- Theatrical release poster
- Directed by: JSK Satish Kumar
- Written by: JSK Satish Kumar
- Produced by: JSK Satish Kumar
- Starring: Balaji Murugadoss; Chandini Tamilarasan; Rachitha Mahalakshmi; Sakshi Agarwal; Gayathri Shan;
- Cinematography: Sathish.G
- Edited by: C.S.Prem Kumar
- Music by: DK
- Production company: JSK Film Corporation
- Release date: 14 February 2025;
- Running time: 132 minutes
- Country: India
- Language: Tamil

= Fire (2025 film) =

Fire is a 2025 Indian Tamil-language romantic crime thriller film written, directed and produced by JSK Sathish Kumar in his directoral debut under his JSK Film Corporation banner. The film stars Balaji Murugadoss in the lead role, alongside Chandini Tamilarasan, Rachitha Mahalakshmi, Sakshi Agarwal and Gayathri Shan playing important roles. The technical crew consists of cinematographer Sathish G, editor C.S. Prem Kumar and music composer DK.

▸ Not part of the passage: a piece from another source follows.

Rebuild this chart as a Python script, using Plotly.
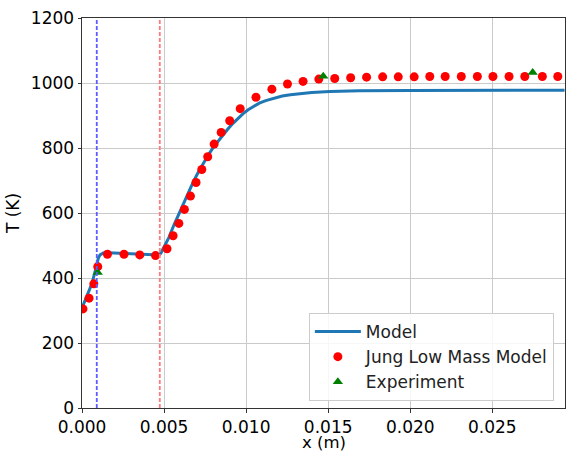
import plotly.graph_objects as go

# Model temperature profile along x
model_x = [0.0000, 0.0003, 0.0006, 0.0008, 0.0009, 0.0010, 0.0011, 0.0012, 0.0013, 0.0016,
           0.0020, 0.0025, 0.0030, 0.0035, 0.0040, 0.0045, 0.0047, 0.0048, 0.0049, 0.0050,
           0.0053, 0.0056, 0.0059, 0.0062, 0.0065, 0.0068, 0.0071, 0.0074, 0.0077,
           0.0080, 0.0083, 0.0086, 0.0089, 0.0092, 0.0095, 0.0098, 0.0101, 0.0104,
           0.0108, 0.0112, 0.0117, 0.0122, 0.0127, 0.0133, 0.0140, 0.0151, 0.0169,
           0.0200, 0.0250, 0.0294]
model_T = [308, 345, 382, 420, 445, 462, 471, 475, 477, 478,
           477, 476, 474, 472, 471, 470, 471, 476, 485, 495,
           525, 563, 598, 630, 665, 698, 727, 754, 779,
           802, 822, 841, 859, 876, 892, 905, 917, 927,
           938, 946, 954, 960, 964, 968, 971, 974, 976,
           977, 978, 978]

# Jung low mass model
jung_x = [0.00006, 0.00043, 0.00072, 0.00096, 0.00155, 0.00256, 0.00352, 0.00448,
          0.00518, 0.00555, 0.00590, 0.00624, 0.00661, 0.00695, 0.00730, 0.00766,
          0.00805, 0.00848, 0.00900, 0.00964, 0.01060, 0.01157, 0.01252, 0.01347,
          0.01443, 0.01540, 0.01637, 0.01734, 0.01832, 0.01927, 0.02024, 0.02119,
          0.02213, 0.02311, 0.02409, 0.02504, 0.02602, 0.02698, 0.02805, 0.02899]
jung_T = [305, 338, 382, 435, 473, 473, 471, 469,
          490, 530, 568, 611, 652, 694, 734, 773,
          812, 848, 884, 921, 956, 981, 997, 1005,
          1012, 1014, 1016, 1018, 1019, 1019, 1019, 1020,
          1020, 1020, 1020, 1020, 1020, 1020, 1020, 1020]

# Experimental measurements
exp_x = [0.00096, 0.0147, 0.02746]
exp_T = [417, 1021, 1032]

# Reference positions (vertical markers)
blue_line_x = 0.0009
red_line_x = 0.00474

x_ticks = [0.000, 0.005, 0.010, 0.015, 0.020, 0.025]
y_ticks = [0, 200, 400, 600, 800, 1000, 1200]

FONT = "DejaVu Sans"
FS = 17

W, H = 566, 453
M_TOP, M_BOTTOM = 18.3, 45
PLOT_H = H - M_TOP - M_BOTTOM

fig = go.Figure()
fig.add_trace(go.Scatter(x=model_x, y=model_T, mode="lines", name="Model",
                         line=dict(color="#1f77b4", width=3), legendgroup="a"))
fig.add_trace(go.Scatter(x=jung_x, y=jung_T, mode="markers", name="Jung Low Mass Model",
                         marker=dict(color="#ff0000", size=9, symbol="circle", line=dict(width=0)),
                         legendgroup="b"))
fig.add_trace(go.Scatter(x=exp_x, y=exp_T, mode="markers", name="Experiment",
                         marker=dict(color="#008000", size=9, symbol="triangle-up", line=dict(width=0)),
                         legendgroup="c"))

fig.add_vline(x=blue_line_x, line=dict(color="#5c5cff", width=1.8, dash="4px,2px"))
fig.add_vline(x=red_line_x, line=dict(color="#ff7a7a", width=1.8, dash="4px,2px"))

axis_common = dict(
    showgrid=True, gridcolor="#cacaca", gridwidth=1,
    showline=True, linecolor="#333333", linewidth=1, mirror=True,
    ticks="outside", ticklen=3.5, tickwidth=1, tickcolor="#333333",
    tickfont=dict(family=FONT, size=FS, color="black"),
    zeroline=False, automargin=False,
)

fig.update_xaxes(range=[0, 0.02943], tickvals=x_ticks, tickformat=".3f", **axis_common)
fig.update_yaxes(range=[0, 1200], tickvals=y_ticks,
                 title=dict(text="T (K)", font=dict(family=FONT, size=FS, color="black"), standoff=6),
                 **axis_common)

# x-axis label sitting at the bottom edge, below the tick labels
fig.add_annotation(text="x (m)", xref="paper", yref="paper", x=0.5,
                   y=-(M_BOTTOM - 0.5) / PLOT_H,
                   xanchor="center", yanchor="bottom", showarrow=False, borderpad=0,
                   font=dict(family=FONT, size=16.5, color="black"))

fig.update_layout(
    width=W, height=H,
    margin=dict(l=82.3, r=1, t=M_TOP, b=M_BOTTOM),
    paper_bgcolor="white", plot_bgcolor="white",
    font=dict(family=FONT, size=FS, color="black"),
    showlegend=True,
    legend=dict(x=0.4697, y=0.018, xanchor="left", yanchor="bottom",
                bgcolor="rgba(255,255,255,0.85)", bordercolor="#cccccc", borderwidth=1,
                font=dict(family=FONT, size=FS, color="#222222"),
                traceorder="grouped", tracegroupgap=0, itemwidth=46),
)

fig.write_html("out.html")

Fire released in theatres on 14 February 2025.

== Plot ==
A physiotherapist mysteriously disappears, triggering a police investigation. As officers question those connected to him, secrets unravel, and shocking truths come to light. Did he vanish, or was he murdered?

== Production ==
In late-October 2023, it was announced that renowned film producer and distributor JSK.Satish Kumar will be debuting as a film director through his upcoming film Fire starring Bigg Boss fame Balaji Murugadoss in the lead role, as Kasi, a chiropractor. The film is said to be inspired from true events from Nagercoil Kasi case of 2020. The film includes an ensemble cast including of Chandini Tamilarasan, Rachitha Mahalakshmi, Sakshi Agarwal, Gayathri Shan, Singampuli, Suresh Chakravarthi, Viji Chandrasekhar, Vetrivel Raja and others in crucial roles.

The technical crew consists of cinematographer Sathish G, editor C.S. Prem Kumar and music composer DK.

== Music ==
The soundtrack and background is composed by DK. The first single "Medhu Medhuvai" got released on 6 December 2024.

| No. | Title | Lyrics | Singer(s) | Length |
|---|---|---|---|---|
| 1. | "Medhu Medhuvai" | Raa | Dr.Sruthi Kishan | 2:56 |

== Release ==

=== Theatrical ===
Fire released in theatres on 14 February 2025. Earlier it was scheduled for release on 21 February 2025 but got preponed to the current date.

=== Home media ===
Fire was premiered on Amazon Prime Video and Tentkotta OTT platforms on 9 April 2025.

== Reception ==
Abhinav Subramanian of The Times of India gave 2.5/5 stars and wrote "JSK’s performance as Saravanan is competent — a grounded cop who spends more time listening to testimonies than engaging in the usual heroics kollywood is known for. " Virakesari critic wrote that "Big Boss fame Balaji Murugadoss, who is making his debut as an actor in the film industry as the protagonist of the story, Kasi, has a hard time expressing his emotions in many places, although some fans liked his appearance on screen without a top" A critic of Dinamalar gave 2.5/5 stars.